Supplied data:
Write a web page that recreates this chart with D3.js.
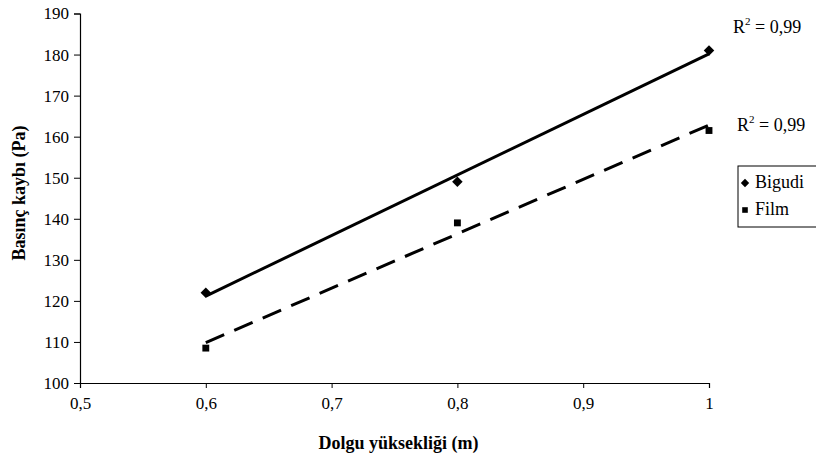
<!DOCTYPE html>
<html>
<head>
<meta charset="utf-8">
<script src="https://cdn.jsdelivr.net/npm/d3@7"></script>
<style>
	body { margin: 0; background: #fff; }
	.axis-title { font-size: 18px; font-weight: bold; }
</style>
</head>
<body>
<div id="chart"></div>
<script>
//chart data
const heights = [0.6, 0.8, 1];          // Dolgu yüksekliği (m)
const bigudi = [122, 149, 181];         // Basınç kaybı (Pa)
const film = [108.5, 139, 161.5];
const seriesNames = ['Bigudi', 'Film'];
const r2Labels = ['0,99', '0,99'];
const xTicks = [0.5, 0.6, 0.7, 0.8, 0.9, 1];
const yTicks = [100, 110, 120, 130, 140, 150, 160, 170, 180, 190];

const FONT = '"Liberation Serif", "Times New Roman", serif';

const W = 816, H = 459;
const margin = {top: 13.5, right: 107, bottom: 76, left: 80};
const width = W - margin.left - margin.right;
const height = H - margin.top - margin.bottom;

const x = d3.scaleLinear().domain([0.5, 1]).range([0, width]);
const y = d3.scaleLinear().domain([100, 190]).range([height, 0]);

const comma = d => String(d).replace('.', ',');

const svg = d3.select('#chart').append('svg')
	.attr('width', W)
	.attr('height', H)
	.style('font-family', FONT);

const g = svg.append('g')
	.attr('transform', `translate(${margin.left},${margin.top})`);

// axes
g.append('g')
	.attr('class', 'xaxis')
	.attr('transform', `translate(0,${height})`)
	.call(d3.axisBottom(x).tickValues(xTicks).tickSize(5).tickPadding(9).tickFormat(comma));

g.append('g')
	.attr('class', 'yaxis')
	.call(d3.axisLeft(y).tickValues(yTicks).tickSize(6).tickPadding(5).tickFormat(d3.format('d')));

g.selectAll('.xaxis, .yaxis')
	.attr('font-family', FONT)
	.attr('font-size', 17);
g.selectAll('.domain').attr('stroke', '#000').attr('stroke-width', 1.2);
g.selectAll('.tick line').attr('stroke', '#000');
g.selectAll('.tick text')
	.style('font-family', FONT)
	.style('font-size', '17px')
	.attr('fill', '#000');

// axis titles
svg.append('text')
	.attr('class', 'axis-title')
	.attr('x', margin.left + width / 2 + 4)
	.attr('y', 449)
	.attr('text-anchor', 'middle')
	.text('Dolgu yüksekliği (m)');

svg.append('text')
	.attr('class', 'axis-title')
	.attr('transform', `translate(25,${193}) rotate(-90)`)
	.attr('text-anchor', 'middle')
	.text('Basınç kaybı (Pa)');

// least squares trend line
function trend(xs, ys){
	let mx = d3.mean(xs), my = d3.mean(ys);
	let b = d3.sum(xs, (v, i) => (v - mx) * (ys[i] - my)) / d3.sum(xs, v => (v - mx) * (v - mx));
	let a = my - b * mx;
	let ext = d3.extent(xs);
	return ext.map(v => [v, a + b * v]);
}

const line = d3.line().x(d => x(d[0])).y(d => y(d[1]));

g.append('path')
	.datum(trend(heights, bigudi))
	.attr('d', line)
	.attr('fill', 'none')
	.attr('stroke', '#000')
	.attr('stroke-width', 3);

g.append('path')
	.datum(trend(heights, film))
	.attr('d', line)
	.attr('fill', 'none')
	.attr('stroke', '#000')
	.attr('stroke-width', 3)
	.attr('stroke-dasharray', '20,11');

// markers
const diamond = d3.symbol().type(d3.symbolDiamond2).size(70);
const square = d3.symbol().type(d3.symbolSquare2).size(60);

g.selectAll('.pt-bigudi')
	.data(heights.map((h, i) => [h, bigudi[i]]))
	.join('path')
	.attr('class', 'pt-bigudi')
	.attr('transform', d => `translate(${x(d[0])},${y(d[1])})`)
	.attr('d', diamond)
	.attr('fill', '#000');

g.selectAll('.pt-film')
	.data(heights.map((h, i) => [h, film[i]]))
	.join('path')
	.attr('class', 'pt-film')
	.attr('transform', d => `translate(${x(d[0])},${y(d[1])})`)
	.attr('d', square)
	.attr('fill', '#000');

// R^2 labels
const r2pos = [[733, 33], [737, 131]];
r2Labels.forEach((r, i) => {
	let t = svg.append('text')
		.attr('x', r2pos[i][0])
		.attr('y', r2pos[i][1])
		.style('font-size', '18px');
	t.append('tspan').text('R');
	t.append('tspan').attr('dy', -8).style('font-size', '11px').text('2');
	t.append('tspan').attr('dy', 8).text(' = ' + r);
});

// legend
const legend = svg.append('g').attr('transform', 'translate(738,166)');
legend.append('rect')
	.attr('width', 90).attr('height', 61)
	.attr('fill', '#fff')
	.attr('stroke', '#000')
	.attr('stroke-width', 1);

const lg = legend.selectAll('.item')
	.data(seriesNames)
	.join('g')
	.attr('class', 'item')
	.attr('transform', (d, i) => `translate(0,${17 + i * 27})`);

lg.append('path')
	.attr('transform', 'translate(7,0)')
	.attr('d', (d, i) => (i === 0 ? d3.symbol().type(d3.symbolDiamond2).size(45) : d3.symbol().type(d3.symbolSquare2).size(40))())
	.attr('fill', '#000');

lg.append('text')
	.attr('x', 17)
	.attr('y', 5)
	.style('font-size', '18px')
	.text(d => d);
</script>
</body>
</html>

Your goal:
Keep every word of the data as it is when you write it out, but drop the pictures.

Solution:
Write a web page that recreates this chart with D3.js.
<!DOCTYPE html>
<html>
<head>
<meta charset="utf-8">
<script src="https://cdn.jsdelivr.net/npm/d3@7"></script>
<style>
	body { margin: 0; background: #fff; }
	.axis-title { font-size: 18px; font-weight: bold; }
</style>
</head>
<body>
<div id="chart"></div>
<script>
//chart data
const heights = [0.6, 0.8, 1];          // Dolgu yüksekliği (m)
const bigudi = [122, 149, 181];         // Basınç kaybı (Pa)
const film = [108.5, 139, 161.5];
const seriesNames = ['Bigudi', 'Film'];
const r2Labels = ['0,99', '0,99'];
const xTicks = [0.5, 0.6, 0.7, 0.8, 0.9, 1];
const yTicks = [100, 110, 120, 130, 140, 150, 160, 170, 180, 190];

const FONT = '"Liberation Serif", "Times New Roman", serif';

const W = 816, H = 459;
const margin = {top: 13.5, right: 107, bottom: 76, left: 80};
const width = W - margin.left - margin.right;
const height = H - margin.top - margin.bottom;

const x = d3.scaleLinear().domain([0.5, 1]).range([0, width]);
const y = d3.scaleLinear().domain([100, 190]).range([height, 0]);

const comma = d => String(d).replace('.', ',');

const svg = d3.select('#chart').append('svg')
	.attr('width', W)
	.attr('height', H)
	.style('font-family', FONT);

const g = svg.append('g')
	.attr('transform', `translate(${margin.left},${margin.top})`);

// axes
g.append('g')
	.attr('class', 'xaxis')
	.attr('transform', `translate(0,${height})`)
	.call(d3.axisBottom(x).tickValues(xTicks).tickSize(5).tickPadding(9).tickFormat(comma));

g.append('g')
	.attr('class', 'yaxis')
	.call(d3.axisLeft(y).tickValues(yTicks).tickSize(6).tickPadding(5).tickFormat(d3.format('d')));

g.selectAll('.xaxis, .yaxis')
	.attr('font-family', FONT)
	.attr('font-size', 17);
g.selectAll('.domain').attr('stroke', '#000').attr('stroke-width', 1.2);
g.selectAll('.tick line').attr('stroke', '#000');
g.selectAll('.tick text')
	.style('font-family', FONT)
	.style('font-size', '17px')
	.attr('fill', '#000');

// axis titles
svg.append('text')
	.attr('class', 'axis-title')
	.attr('x', margin.left + width / 2 + 4)
	.attr('y', 449)
	.attr('text-anchor', 'middle')
	.text('Dolgu yüksekliği (m)');

svg.append('text')
	.attr('class', 'axis-title')
	.attr('transform', `translate(25,${193}) rotate(-90)`)
	.attr('text-anchor', 'middle')
	.text('Basınç kaybı (Pa)');

// least squares trend line
function trend(xs, ys){
	let mx = d3.mean(xs), my = d3.mean(ys);
	let b = d3.sum(xs, (v, i) => (v - mx) * (ys[i] - my)) / d3.sum(xs, v => (v - mx) * (v - mx));
	let a = my - b * mx;
	let ext = d3.extent(xs);
	return ext.map(v => [v, a + b * v]);
}

const line = d3.line().x(d => x(d[0])).y(d => y(d[1]));

g.append('path')
	.datum(trend(heights, bigudi))
	.attr('d', line)
	.attr('fill', 'none')
	.attr('stroke', '#000')
	.attr('stroke-width', 3);

g.append('path')
	.datum(trend(heights, film))
	.attr('d', line)
	.attr('fill', 'none')
	.attr('stroke', '#000')
	.attr('stroke-width', 3)
	.attr('stroke-dasharray', '20,11');

// markers
const diamond = d3.symbol().type(d3.symbolDiamond2).size(70);
const square = d3.symbol().type(d3.symbolSquare2).size(60);

g.selectAll('.pt-bigudi')
	.data(heights.map((h, i) => [h, bigudi[i]]))
	.join('path')
	.attr('class', 'pt-bigudi')
	.attr('transform', d => `translate(${x(d[0])},${y(d[1])})`)
	.attr('d', diamond)
	.attr('fill', '#000');

g.selectAll('.pt-film')
	.data(heights.map((h, i) => [h, film[i]]))
	.join('path')
	.attr('class', 'pt-film')
	.attr('transform', d => `translate(${x(d[0])},${y(d[1])})`)
	.attr('d', square)
	.attr('fill', '#000');

// R^2 labels
const r2pos = [[733, 33], [737, 131]];
r2Labels.forEach((r, i) => {
	let t = svg.append('text')
		.attr('x', r2pos[i][0])
		.attr('y', r2pos[i][1])
		.style('font-size', '18px');
	t.append('tspan').text('R');
	t.append('tspan').attr('dy', -8).style('font-size', '11px').text('2');
	t.append('tspan').attr('dy', 8).text(' = ' + r);
});

// legend
const legend = svg.append('g').attr('transform', 'translate(738,166)');
legend.append('rect')
	.attr('width', 90).attr('height', 61)
	.attr('fill', '#fff')
	.attr('stroke', '#000')
	.attr('stroke-width', 1);

const lg = legend.selectAll('.item')
	.data(seriesNames)
	.join('g')
	.attr('class', 'item')
	.attr('transform', (d, i) => `translate(0,${17 + i * 27})`);

lg.append('path')
	.attr('transform', 'translate(7,0)')
	.attr('d', (d, i) => (i === 0 ? d3.symbol().type(d3.symbolDiamond2).size(45) : d3.symbol().type(d3.symbolSquare2).size(40))())
	.attr('fill', '#000');

lg.append('text')
	.attr('x', 17)
	.attr('y', 5)
	.style('font-size', '18px')
	.text(d => d);
</script>
</body>
</html>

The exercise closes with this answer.